Kalau seorang dosen, apalagi sudah mencapai jenjang guru besar, hanya asyik memberi kuliah di mana-mana, tidak pernah membaca buku baru, tidak suka meneliti, tak pernah menulis atau bicara dalam pertemuan ilmiah, yang terjadi adalah pengawetan ilmu (preservation of science). Padahal, para staf pengajar di dunia pendidikan tinggi sesungguhnya mengemban amanah untuk pengembangan atau memajukan ilmu (development or advancement of science).

Jadi, jangan langsung percaya bila seorang dosen menyombongkan diri bahwa dia sudah punya pengalaman mengajar 30 tahun. Cobalah simak betul bahan yang dikuliahkan. Jangan-jangan pengalaman mengajarnya hanya satu tahun, tetapi berulang 30 kali. Maksudnya, bahan-bahan kuliah yang diberikan sama saja substansinya dari tahun ke tahun, dan itu berlangsung selama 30 tahun.
Sebagai mantan Rektor Universitas Diponegoro maupun sebagai pribadi, saya sungguh merasa amat kehilangan. Antara lain karena beliau adalah penasihat saya, baik secara formal maupun informal.

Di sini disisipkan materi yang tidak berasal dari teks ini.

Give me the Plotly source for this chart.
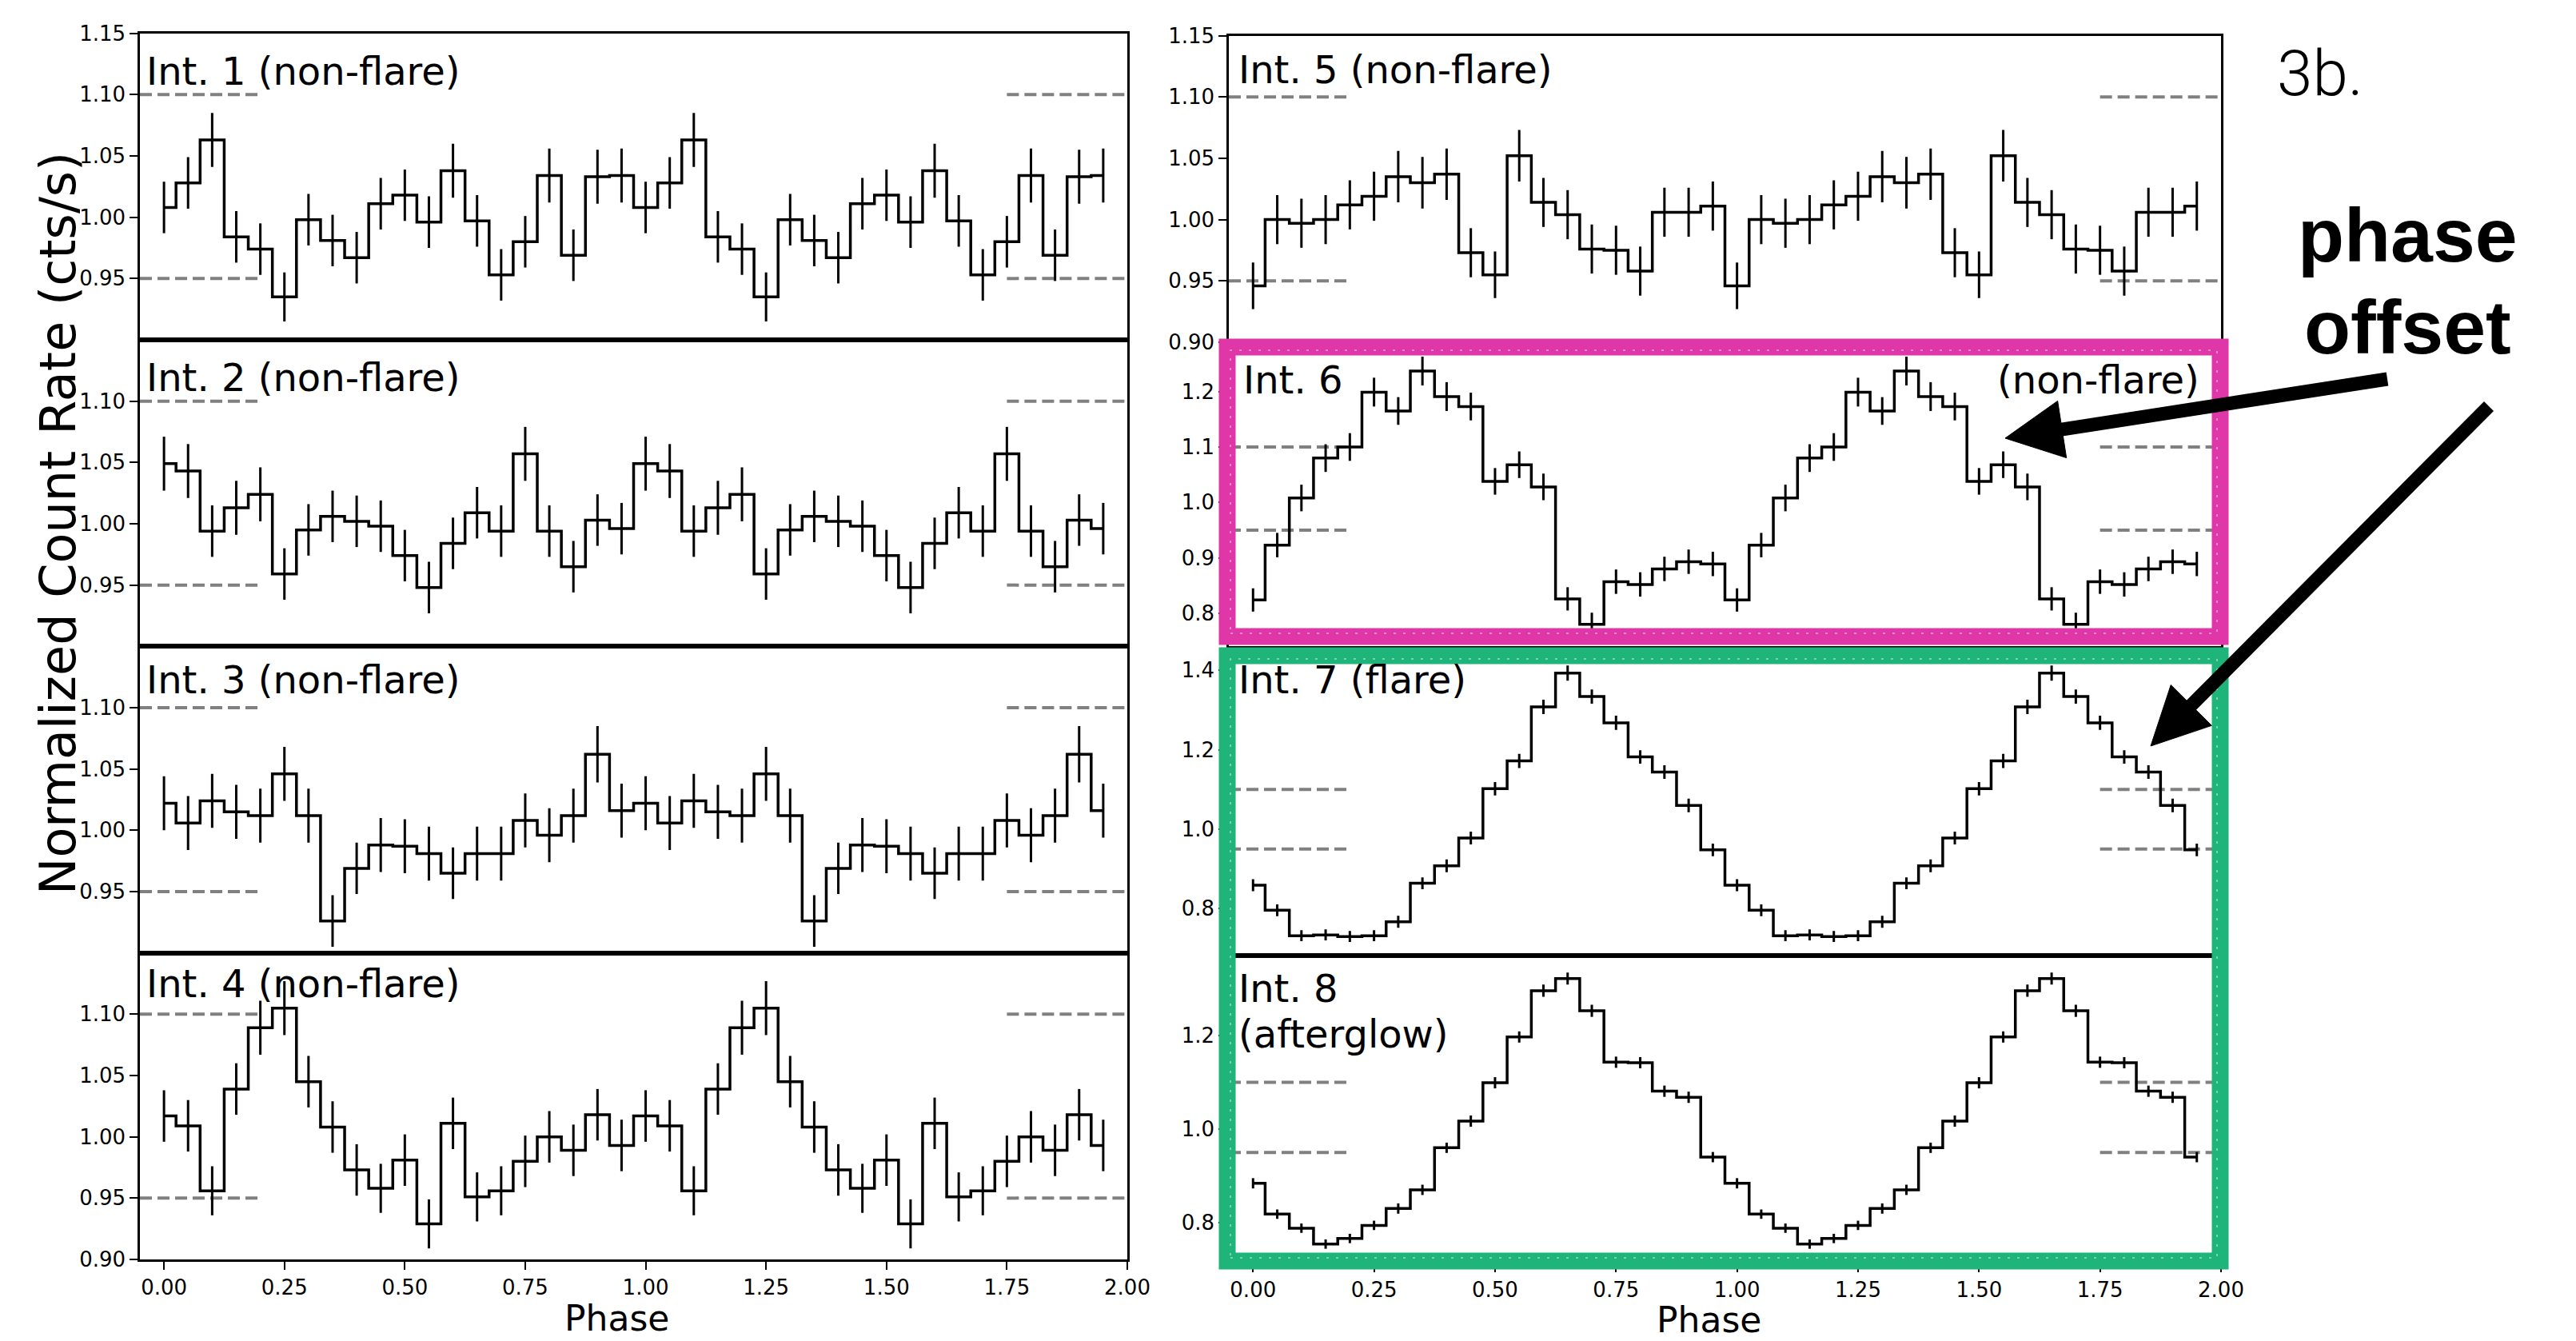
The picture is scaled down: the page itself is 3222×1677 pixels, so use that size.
import math
import plotly.graph_objects as go

W, H = 3222, 1677

# ---------------- data ----------------
PHASE = [0.00, 0.05, 0.10, 0.15, 0.20, 0.25, 0.30, 0.35, 0.40, 0.45,
         0.50, 0.55, 0.60, 0.65, 0.70, 0.75, 0.80, 0.85, 0.90, 0.95,
         1.00, 1.05, 1.10, 1.15, 1.20, 1.25, 1.30, 1.35, 1.40, 1.45,
         1.50, 1.55, 1.60, 1.65, 1.70, 1.75, 1.80, 1.85, 1.90, 1.95]

INT1 = [1.008, 1.028, 1.063, 0.984, 0.974, 0.935, 0.998, 0.981, 0.967, 1.011,
        1.018, 0.996, 1.038, 0.997, 0.953, 0.980, 1.034, 0.969, 1.033, 1.034]
ERR1 = [0.021, 0.021, 0.022, 0.021, 0.021, 0.020, 0.021, 0.021, 0.021, 0.021,
        0.021, 0.021, 0.022, 0.021, 0.021, 0.021, 0.022, 0.021, 0.022, 0.022]

INT2 = [1.049, 1.043, 0.994, 1.013, 1.024, 0.959, 0.995, 1.006, 1.002, 0.998,
        0.974, 0.948, 0.984, 1.009, 0.994, 1.057, 0.994, 0.965, 1.003, 0.996]
ERR2 = [0.022, 0.022, 0.021, 0.022, 0.022, 0.021, 0.021, 0.021, 0.021, 0.021,
        0.021, 0.021, 0.021, 0.021, 0.021, 0.022, 0.021, 0.021, 0.021, 0.021]

INT3 = [1.022, 1.006, 1.024, 1.015, 1.012, 1.046, 1.012, 0.926, 0.969, 0.988,
        0.987, 0.981, 0.965, 0.981, 0.981, 1.008, 0.996, 1.012, 1.062, 1.016]
ERR3 = [0.022, 0.022, 0.022, 0.022, 0.022, 0.022, 0.022, 0.021, 0.021, 0.022,
        0.022, 0.022, 0.021, 0.022, 0.022, 0.022, 0.022, 0.022, 0.023, 0.022]

INT4 = [1.017, 1.009, 0.956, 1.039, 1.089, 1.105, 1.045, 1.008, 0.973, 0.958,
        0.981, 0.929, 1.011, 0.951, 0.956, 0.980, 1.000, 0.989, 1.018, 0.993]
ERR4 = [0.021, 0.021, 0.020, 0.021, 0.022, 0.022, 0.021, 0.021, 0.021, 0.020,
        0.021, 0.020, 0.021, 0.020, 0.020, 0.021, 0.021, 0.021, 0.021, 0.021]

INT5 = [0.946, 1.000, 0.997, 1.000, 1.012, 1.019, 1.035, 1.030, 1.037, 0.973,
        0.955, 1.052, 1.014, 1.004, 0.976, 0.975, 0.958, 1.006, 1.006, 1.011]
ERR5 = [0.019, 0.020, 0.020, 0.020, 0.020, 0.020, 0.021, 0.021, 0.021, 0.020,
        0.019, 0.021, 0.020, 0.020, 0.020, 0.020, 0.020, 0.020, 0.020, 0.020]

INT6 = [0.824, 0.923, 1.008, 1.080, 1.100, 1.199, 1.165, 1.237, 1.191, 1.173,
        1.038, 1.068, 1.028, 0.826, 0.780, 0.857, 0.852, 0.880, 0.893, 0.889]
ERR6 = [0.021, 0.022, 0.024, 0.025, 0.025, 0.026, 0.025, 0.026, 0.026, 0.025,
        0.024, 0.024, 0.024, 0.021, 0.021, 0.022, 0.022, 0.022, 0.022, 0.022]

INT7 = [0.859, 0.796, 0.732, 0.734, 0.730, 0.732, 0.767, 0.864, 0.908, 0.978,
        1.102, 1.172, 1.308, 1.393, 1.334, 1.268, 1.182, 1.144, 1.060, 0.948]
ERR7 = [0.015, 0.015, 0.014, 0.014, 0.014, 0.014, 0.015, 0.015, 0.016, 0.016,
        0.017, 0.018, 0.018, 0.019, 0.018, 0.018, 0.017, 0.017, 0.017, 0.016]

INT8 = [0.884, 0.818, 0.788, 0.754, 0.766, 0.794, 0.830, 0.870, 0.960, 1.017,
        1.099, 1.197, 1.296, 1.322, 1.253, 1.143, 1.142, 1.081, 1.068, 0.940]
ERR8 = [0.011, 0.010, 0.010, 0.010, 0.010, 0.010, 0.011, 0.011, 0.011, 0.012,
        0.012, 0.012, 0.013, 0.013, 0.013, 0.012, 0.012, 0.012, 0.012, 0.011]

SERIES = [INT1, INT2, INT3, INT4, INT5, INT6, INT7, INT8]
ERRORS = [ERR1, ERR2, ERR3, ERR4, ERR5, ERR6, ERR7, ERR8]

LABELS = ["Int. 1 (non-flare)", "Int. 2 (non-flare)", "Int. 3 (non-flare)",
          "Int. 4 (non-flare)", "Int. 5 (non-flare)", "Int. 6", "Int. 7 (flare)",
          "Int. 8"]

YTICKS = [
    [0.95, 1.00, 1.05, 1.10, 1.15],
    [0.95, 1.00, 1.05, 1.10],
    [0.95, 1.00, 1.05, 1.10],
    [0.90, 0.95, 1.00, 1.05, 1.10],
    [0.90, 0.95, 1.00, 1.05, 1.10, 1.15],
    [0.8, 0.9, 1.0, 1.1, 1.2],
    [0.8, 1.0, 1.2, 1.4],
    [0.8, 1.0, 1.2],
]
YRANGES = [[0.90, 1.15], [0.90, 1.15], [0.90, 1.15], [0.90, 1.15],
           [0.90, 1.15], [0.7364, 1.289], [0.683, 1.455], [0.716, 1.372]]
YFORMAT = [".2f"] * 5 + [".1f"] * 3

XTICKS = [0.00, 0.25, 0.50, 0.75, 1.00, 1.25, 1.50, 1.75, 2.00]
XRANGE = [-0.05, 2.0]
DASH_LEVELS = [0.95, 1.10]
DASH_SPANS = [[-0.05, 0.2], [1.75, 2.0]]

# ---------------- layout geometry (pixels) ----------------
COLS = [(175, 1410), (1537, 2778)]
ROWS_LEFT = [41.7, 425.0, 808.3, 1191.7, 1575.0]
ROWS_RIGHT = [44.5, 428.0, 811.0, 1194.5, 1578.0]

FONT = "DejaVu Sans"


def px(x):
    return x / W


def py(y):
    return 1 - y / H


fig = go.Figure()
layout = dict(
    width=W, height=H, autosize=False,
    margin=dict(l=0, r=0, t=0, b=0, autoexpand=False),
    paper_bgcolor="white", plot_bgcolor="white",
    showlegend=False,
)

for i in range(8):
    n = i + 1
    col = 0 if i < 4 else 1
    row = i % 4
    rows = ROWS_LEFT if col == 0 else ROWS_RIGHT
    xa = "xaxis" if n == 1 else f"xaxis{n}"
    ya = "yaxis" if n == 1 else f"yaxis{n}"
    xr = "x" if n == 1 else f"x{n}"
    yr = "y" if n == 1 else f"y{n}"
    bottom = row == 3
    layout[xa] = dict(
        domain=[px(COLS[col][0]), px(COLS[col][1])],
        anchor=yr, range=XRANGE, showgrid=False, zeroline=False,
        showline=True, linecolor="black", linewidth=2.5, mirror=True,
        ticks="outside" if bottom else "", ticklen=10, tickwidth=2, tickcolor="black",
        tickvals=XTICKS, tickformat=".2f", showticklabels=bottom,
        tickfont=dict(family=FONT, size=26, color="black"),
    )
    layout[ya] = dict(
        domain=[py(rows[row + 1]), py(rows[row])],
        anchor=xr, range=YRANGES[i], showgrid=False, zeroline=False,
        showline=True, linecolor="black", linewidth=2.5, mirror=True,
        ticks="outside", ticklen=10, tickwidth=2, tickcolor="black",
        tickvals=YTICKS[i], tickformat=YFORMAT[i],
        tickfont=dict(family=FONT, size=26, color="black"),
    )

    # dashed reference levels
    dx, dy = [], []
    for lev in DASH_LEVELS:
        for span in DASH_SPANS:
            dx += [span[0], span[1], None]
            dy += [lev, lev, None]
    fig.add_trace(go.Scatter(
        x=dx, y=dy, mode="lines", xaxis=xr, yaxis=yr, hoverinfo="skip",
        line=dict(color="#808080", width=4, dash="15px,7px"),
    ))

    vals = SERIES[i] + SERIES[i]
    errs = ERRORS[i] + ERRORS[i]
    fig.add_trace(go.Scatter(
        x=PHASE, y=vals, mode="lines", xaxis=xr, yaxis=yr,
        line=dict(color="black", width=3.5, shape="hvh"),
        error_y=dict(type="data", array=errs, visible=True,
                     color="black", thickness=3, width=0),
    ))

annotations = []

# panel labels: (text, x px, middle y px, xanchor)
LABEL_POS = [
    (LABELS[0], 181, 89, "left"),
    (LABELS[1], 181, 472, "left"),
    (LABELS[2], 181, 850, "left"),
    (LABELS[3], 181, 1230, "left"),
    (LABELS[4], 1547, 86.5, "left"),
    (LABELS[5], 1553, 475, "left"),
    (LABELS[6], 1547, 850, "left"),
    (LABELS[7], 1547, 1236, "left"),
    ("(non-flare)", 2753, 475, "right"),
    ("(afterglow)", 1547, 1293, "left"),
]
for txt, x, y, xa_ in LABEL_POS:
    annotations.append(dict(
        text=txt, x=px(x), y=py(y), xref="paper", yref="paper",
        xanchor=xa_, yanchor="middle", showarrow=False,
        font=dict(family=FONT, size=48, color="black"),
    ))

# axis titles
annotations.append(dict(
    text="Normalized Count Rate (cts/s)", x=px(72), y=py(655), xref="paper",
    yref="paper", xanchor="center", yanchor="middle", textangle=-90,
    showarrow=False, font=dict(family=FONT, size=62, color="black"),
))
annotations.append(dict(
    text="Phase", x=px(771), y=py(1648), xref="paper", yref="paper",
    xanchor="center", yanchor="middle", showarrow=False,
    font=dict(family=FONT, size=44, color="black"),
))
annotations.append(dict(
    text="Phase", x=px(2137), y=py(1650), xref="paper", yref="paper",
    xanchor="center", yanchor="middle", showarrow=False,
    font=dict(family=FONT, size=44, color="black"),
))

# figure tag and callout text
annotations.append(dict(
    text="3b.", x=px(2902), y=py(92), xref="paper", yref="paper",
    xanchor="center", yanchor="middle", showarrow=False,
    font=dict(family="Roboto, Liberation Sans, sans-serif", size=80,
              color="black", weight=300),
))
for txt, y in [("phase", 294), ("offset", 409)]:
    annotations.append(dict(
        text=txt, x=px(3011), y=py(y), xref="paper", yref="paper",
        xanchor="center", yanchor="middle", showarrow=False,
        font=dict(family="Liberation Sans, Arial, sans-serif", size=95,
                  color="black", weight="bold"),
    ))

layout["annotations"] = annotations

shapes = []

# hand-drawn highlight boxes
MAGENTA = "#DF36A8"
GREEN = "#1EB47A"
for (x0, y0, x1, y1), c in [((1535, 434, 2777, 796), MAGENTA),
                            ((1535, 820, 2777, 1577), GREEN)]:
    shapes.append(dict(type="rect", xref="paper", yref="paper",
                       x0=px(x0), x1=px(x1), y0=py(y1), y1=py(y0),
                       line=dict(color=c, width=21), layer="above"))
    shapes.append(dict(type="rect", xref="paper", yref="paper",
                       x0=px(x0 + 4), x1=px(x1 - 4), y0=py(y1 - 4), y1=py(y0 + 4),
                       line=dict(color="rgba(255,255,255,0.55)", width=1.5, dash="3px,9px"),
                       layer="above"))


def arrow(x0, y0, x1, y1, head_len=72, head_w=72, width=17):
    dx, dy = x1 - x0, y1 - y0
    L = math.hypot(dx, dy)
    ux, uy = dx / L, dy / L
    bx, by = x1 - ux * head_len, y1 - uy * head_len
    shapes.append(dict(type="line", xref="paper", yref="paper",
                       x0=px(x0), y0=py(y0), x1=px(bx + ux * 4), y1=py(by + uy * 4),
                       line=dict(color="black", width=width), layer="above"))
    ax, ay = bx - uy * head_w / 2, by + ux * head_w / 2
    cx, cy = bx + uy * head_w / 2, by - ux * head_w / 2
    path = (f"M {px(x1)} {py(y1)} L {px(ax)} {py(ay)} "
            f"L {px(cx)} {py(cy)} Z")
    shapes.append(dict(type="path", xref="paper", yref="paper", path=path,
                       fillcolor="black", line=dict(color="black", width=1),
                       layer="above"))


arrow(2986, 474, 2508, 548)
arrow(3113, 508, 2690, 933)

layout["shapes"] = shapes
fig.update_layout(**layout)

fig.write_html(
    "out.html",
    config={"displayModeBar": False},
    post_script=(
        "var s=document.createElement('style');"
        "s.innerHTML='html,body{margin:0;padding:0;overflow:hidden;}';"
        "document.head.appendChild(s);"
    ),
)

Terima kasih atas segalanya, Prof Tjip kami semua akan selalu mengenangmu. Saya akhiri dengan puisi singkat:
Kata-kata adalah jembatan/namun yang menghubungkan kita adalah kalbu/kalbu yang saling memandang penuh kasih/kalbuku dan kalbumu. (37)


- Eko Budihardjo, rektor Universitas Diponegoro 1998-2006 dan Ketua Dewan Kesenian Jawa Tengah 1994-2008.